TASK →
Each line that includes the word "this" counts once; give the total and nothing more.

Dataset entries
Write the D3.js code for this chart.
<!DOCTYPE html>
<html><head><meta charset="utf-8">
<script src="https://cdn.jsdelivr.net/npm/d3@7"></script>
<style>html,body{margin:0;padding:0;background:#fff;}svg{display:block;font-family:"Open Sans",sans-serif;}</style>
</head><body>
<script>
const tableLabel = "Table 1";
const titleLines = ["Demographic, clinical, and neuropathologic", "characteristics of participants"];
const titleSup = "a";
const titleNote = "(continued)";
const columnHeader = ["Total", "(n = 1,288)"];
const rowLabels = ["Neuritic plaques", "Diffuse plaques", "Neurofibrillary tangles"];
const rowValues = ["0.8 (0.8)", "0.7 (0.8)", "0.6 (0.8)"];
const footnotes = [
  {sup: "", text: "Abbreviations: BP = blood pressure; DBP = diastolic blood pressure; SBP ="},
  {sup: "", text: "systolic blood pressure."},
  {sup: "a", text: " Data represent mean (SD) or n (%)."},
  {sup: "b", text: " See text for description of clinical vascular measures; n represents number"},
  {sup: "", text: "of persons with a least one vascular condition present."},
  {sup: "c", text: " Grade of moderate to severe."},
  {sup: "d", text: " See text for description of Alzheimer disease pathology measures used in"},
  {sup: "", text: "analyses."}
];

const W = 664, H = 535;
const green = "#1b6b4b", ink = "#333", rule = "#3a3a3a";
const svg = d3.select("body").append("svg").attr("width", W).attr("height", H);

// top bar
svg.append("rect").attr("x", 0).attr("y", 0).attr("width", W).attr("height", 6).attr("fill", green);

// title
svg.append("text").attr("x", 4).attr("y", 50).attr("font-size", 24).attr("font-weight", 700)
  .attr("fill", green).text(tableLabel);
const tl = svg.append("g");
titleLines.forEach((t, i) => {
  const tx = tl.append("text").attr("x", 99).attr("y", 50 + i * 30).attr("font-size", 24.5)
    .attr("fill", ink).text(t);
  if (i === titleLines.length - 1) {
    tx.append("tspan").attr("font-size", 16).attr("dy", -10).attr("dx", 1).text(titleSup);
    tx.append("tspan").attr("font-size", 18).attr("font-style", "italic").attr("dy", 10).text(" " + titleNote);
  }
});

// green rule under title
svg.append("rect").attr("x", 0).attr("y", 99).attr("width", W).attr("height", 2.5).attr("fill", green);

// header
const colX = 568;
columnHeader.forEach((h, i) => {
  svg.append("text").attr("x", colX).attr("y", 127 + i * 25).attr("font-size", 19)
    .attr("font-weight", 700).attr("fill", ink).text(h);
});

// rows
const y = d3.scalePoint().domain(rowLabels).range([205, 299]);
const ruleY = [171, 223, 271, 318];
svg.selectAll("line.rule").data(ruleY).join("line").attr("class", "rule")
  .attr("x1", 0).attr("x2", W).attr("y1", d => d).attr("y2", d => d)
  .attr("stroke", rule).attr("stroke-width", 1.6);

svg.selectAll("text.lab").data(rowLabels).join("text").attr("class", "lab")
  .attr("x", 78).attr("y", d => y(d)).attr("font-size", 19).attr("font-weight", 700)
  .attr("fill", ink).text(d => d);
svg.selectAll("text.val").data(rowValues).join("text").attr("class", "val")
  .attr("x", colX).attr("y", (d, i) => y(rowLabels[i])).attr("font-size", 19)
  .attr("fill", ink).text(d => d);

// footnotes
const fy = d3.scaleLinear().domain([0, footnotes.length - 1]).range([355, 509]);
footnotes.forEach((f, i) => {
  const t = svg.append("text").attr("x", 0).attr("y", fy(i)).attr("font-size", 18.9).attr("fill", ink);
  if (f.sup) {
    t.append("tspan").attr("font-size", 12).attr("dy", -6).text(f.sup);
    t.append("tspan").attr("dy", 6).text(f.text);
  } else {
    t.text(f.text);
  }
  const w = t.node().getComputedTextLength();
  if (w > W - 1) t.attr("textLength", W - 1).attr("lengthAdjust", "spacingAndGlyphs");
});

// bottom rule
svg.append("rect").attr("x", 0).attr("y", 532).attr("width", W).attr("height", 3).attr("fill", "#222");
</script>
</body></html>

==

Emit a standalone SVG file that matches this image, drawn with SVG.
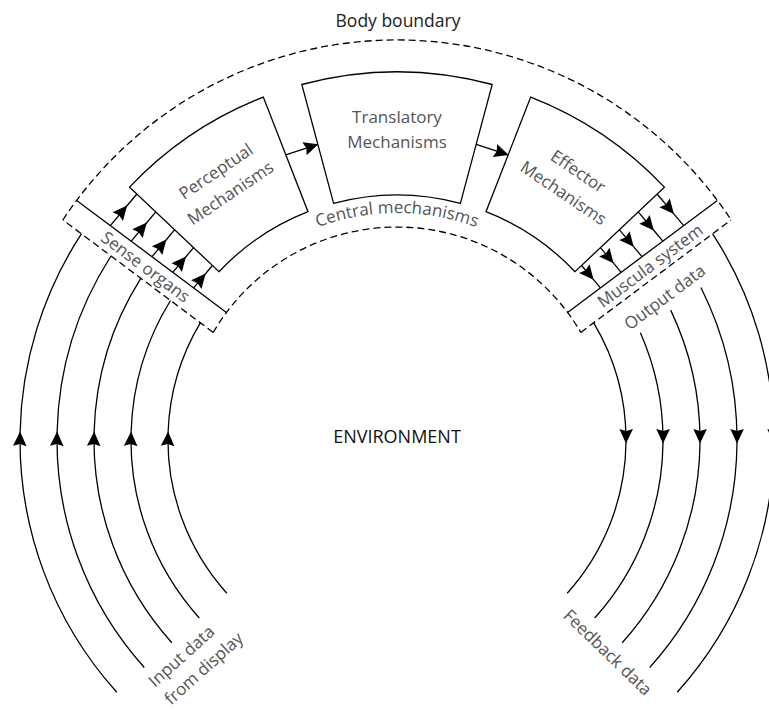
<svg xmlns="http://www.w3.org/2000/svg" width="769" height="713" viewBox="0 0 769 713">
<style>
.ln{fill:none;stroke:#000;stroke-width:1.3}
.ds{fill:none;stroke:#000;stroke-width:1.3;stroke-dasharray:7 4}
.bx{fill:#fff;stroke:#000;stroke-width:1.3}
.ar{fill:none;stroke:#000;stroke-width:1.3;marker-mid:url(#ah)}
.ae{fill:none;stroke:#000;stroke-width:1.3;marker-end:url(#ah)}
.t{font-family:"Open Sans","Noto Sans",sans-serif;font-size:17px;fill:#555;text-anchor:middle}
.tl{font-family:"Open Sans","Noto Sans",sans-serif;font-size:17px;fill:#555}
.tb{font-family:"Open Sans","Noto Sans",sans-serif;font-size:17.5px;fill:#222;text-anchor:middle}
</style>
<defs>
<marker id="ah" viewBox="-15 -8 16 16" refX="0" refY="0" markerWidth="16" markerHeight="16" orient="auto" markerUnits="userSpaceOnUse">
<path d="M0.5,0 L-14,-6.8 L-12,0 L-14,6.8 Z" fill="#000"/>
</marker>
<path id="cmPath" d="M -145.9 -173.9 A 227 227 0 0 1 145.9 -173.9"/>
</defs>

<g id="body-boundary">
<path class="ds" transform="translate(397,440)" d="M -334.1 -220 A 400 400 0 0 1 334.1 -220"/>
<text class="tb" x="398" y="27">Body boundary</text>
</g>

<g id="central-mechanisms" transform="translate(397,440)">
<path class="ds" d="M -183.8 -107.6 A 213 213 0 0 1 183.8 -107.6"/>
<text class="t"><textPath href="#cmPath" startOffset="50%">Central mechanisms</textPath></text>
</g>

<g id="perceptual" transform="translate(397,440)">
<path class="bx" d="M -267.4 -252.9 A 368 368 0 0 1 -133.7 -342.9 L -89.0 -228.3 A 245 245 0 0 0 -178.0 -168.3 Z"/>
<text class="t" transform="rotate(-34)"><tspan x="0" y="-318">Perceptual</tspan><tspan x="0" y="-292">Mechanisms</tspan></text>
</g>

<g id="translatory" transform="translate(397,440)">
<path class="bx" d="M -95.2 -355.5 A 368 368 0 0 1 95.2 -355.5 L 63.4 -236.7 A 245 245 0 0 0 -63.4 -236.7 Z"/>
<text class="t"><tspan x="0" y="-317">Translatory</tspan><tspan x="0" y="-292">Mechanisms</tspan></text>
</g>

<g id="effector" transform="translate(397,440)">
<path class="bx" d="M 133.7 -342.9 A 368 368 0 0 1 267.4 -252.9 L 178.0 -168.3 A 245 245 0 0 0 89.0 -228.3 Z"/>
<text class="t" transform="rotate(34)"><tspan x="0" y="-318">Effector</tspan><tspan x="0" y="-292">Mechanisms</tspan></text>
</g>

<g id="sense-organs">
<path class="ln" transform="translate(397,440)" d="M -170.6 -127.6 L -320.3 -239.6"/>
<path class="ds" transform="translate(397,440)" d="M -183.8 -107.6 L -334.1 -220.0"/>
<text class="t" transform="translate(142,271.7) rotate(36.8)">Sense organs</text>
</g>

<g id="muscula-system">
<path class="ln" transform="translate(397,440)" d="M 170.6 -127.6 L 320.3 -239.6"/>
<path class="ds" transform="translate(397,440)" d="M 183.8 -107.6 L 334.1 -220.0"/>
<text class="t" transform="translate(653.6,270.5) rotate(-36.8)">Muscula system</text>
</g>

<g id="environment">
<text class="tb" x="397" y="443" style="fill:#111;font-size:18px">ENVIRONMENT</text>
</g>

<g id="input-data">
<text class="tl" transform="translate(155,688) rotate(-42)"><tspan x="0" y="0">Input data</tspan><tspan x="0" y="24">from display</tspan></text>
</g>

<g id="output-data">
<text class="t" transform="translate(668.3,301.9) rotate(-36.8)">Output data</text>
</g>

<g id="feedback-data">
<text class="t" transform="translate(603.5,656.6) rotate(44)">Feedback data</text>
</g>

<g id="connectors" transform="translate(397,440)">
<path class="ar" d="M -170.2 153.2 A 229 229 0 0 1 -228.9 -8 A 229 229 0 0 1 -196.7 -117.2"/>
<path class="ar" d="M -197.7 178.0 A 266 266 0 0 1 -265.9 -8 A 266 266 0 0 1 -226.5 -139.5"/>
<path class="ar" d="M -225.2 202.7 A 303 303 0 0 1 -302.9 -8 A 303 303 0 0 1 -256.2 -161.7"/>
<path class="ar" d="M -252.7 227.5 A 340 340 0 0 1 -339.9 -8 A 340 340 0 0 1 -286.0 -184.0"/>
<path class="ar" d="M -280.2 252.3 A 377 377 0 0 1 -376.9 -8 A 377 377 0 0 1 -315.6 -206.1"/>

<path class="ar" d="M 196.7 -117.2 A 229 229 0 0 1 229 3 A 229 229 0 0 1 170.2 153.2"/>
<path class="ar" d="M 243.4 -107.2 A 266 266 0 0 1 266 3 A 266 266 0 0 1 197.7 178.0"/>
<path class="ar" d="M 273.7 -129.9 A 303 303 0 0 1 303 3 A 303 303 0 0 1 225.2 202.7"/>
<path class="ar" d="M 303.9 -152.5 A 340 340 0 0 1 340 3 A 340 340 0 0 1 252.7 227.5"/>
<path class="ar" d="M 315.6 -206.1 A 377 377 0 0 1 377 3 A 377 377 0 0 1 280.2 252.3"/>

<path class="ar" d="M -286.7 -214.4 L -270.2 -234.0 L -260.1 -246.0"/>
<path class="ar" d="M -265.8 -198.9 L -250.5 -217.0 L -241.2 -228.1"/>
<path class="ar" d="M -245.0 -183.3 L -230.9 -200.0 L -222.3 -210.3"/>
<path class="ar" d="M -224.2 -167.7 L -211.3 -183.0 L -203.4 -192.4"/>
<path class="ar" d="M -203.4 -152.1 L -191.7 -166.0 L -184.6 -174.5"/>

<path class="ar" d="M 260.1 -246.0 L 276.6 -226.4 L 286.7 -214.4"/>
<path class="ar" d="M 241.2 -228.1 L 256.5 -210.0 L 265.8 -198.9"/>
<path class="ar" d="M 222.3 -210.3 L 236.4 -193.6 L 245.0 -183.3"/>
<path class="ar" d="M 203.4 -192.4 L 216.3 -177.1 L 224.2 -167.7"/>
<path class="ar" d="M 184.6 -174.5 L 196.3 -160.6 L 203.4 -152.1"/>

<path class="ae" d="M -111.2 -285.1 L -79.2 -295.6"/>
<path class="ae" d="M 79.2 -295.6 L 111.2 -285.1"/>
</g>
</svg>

...

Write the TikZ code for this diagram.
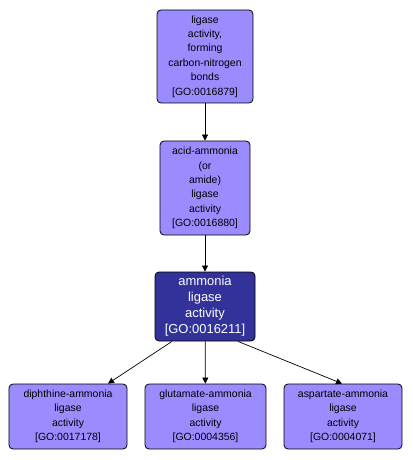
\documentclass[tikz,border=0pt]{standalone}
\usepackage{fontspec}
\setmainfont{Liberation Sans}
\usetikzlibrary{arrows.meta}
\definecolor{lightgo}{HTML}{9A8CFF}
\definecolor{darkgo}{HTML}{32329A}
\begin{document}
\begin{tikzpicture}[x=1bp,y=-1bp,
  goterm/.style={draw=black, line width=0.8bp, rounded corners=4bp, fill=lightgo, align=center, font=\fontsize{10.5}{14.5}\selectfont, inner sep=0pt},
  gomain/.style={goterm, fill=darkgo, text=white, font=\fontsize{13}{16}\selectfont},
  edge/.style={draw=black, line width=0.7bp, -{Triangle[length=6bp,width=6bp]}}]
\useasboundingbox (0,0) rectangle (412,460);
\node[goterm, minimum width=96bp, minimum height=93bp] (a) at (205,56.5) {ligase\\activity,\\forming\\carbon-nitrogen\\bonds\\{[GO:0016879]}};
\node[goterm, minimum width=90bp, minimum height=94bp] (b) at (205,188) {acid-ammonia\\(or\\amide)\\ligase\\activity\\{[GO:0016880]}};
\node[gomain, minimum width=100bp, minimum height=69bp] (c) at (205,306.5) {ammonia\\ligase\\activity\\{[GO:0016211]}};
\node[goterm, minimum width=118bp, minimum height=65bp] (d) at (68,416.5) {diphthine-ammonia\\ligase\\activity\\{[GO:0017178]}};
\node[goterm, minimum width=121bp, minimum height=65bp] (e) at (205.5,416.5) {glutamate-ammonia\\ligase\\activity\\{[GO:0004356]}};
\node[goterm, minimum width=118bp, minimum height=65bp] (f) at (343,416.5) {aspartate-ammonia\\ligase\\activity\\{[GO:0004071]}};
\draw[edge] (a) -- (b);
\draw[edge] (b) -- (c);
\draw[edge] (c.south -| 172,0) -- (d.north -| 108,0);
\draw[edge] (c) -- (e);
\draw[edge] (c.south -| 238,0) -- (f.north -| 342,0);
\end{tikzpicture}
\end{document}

TASK ANSWER →
3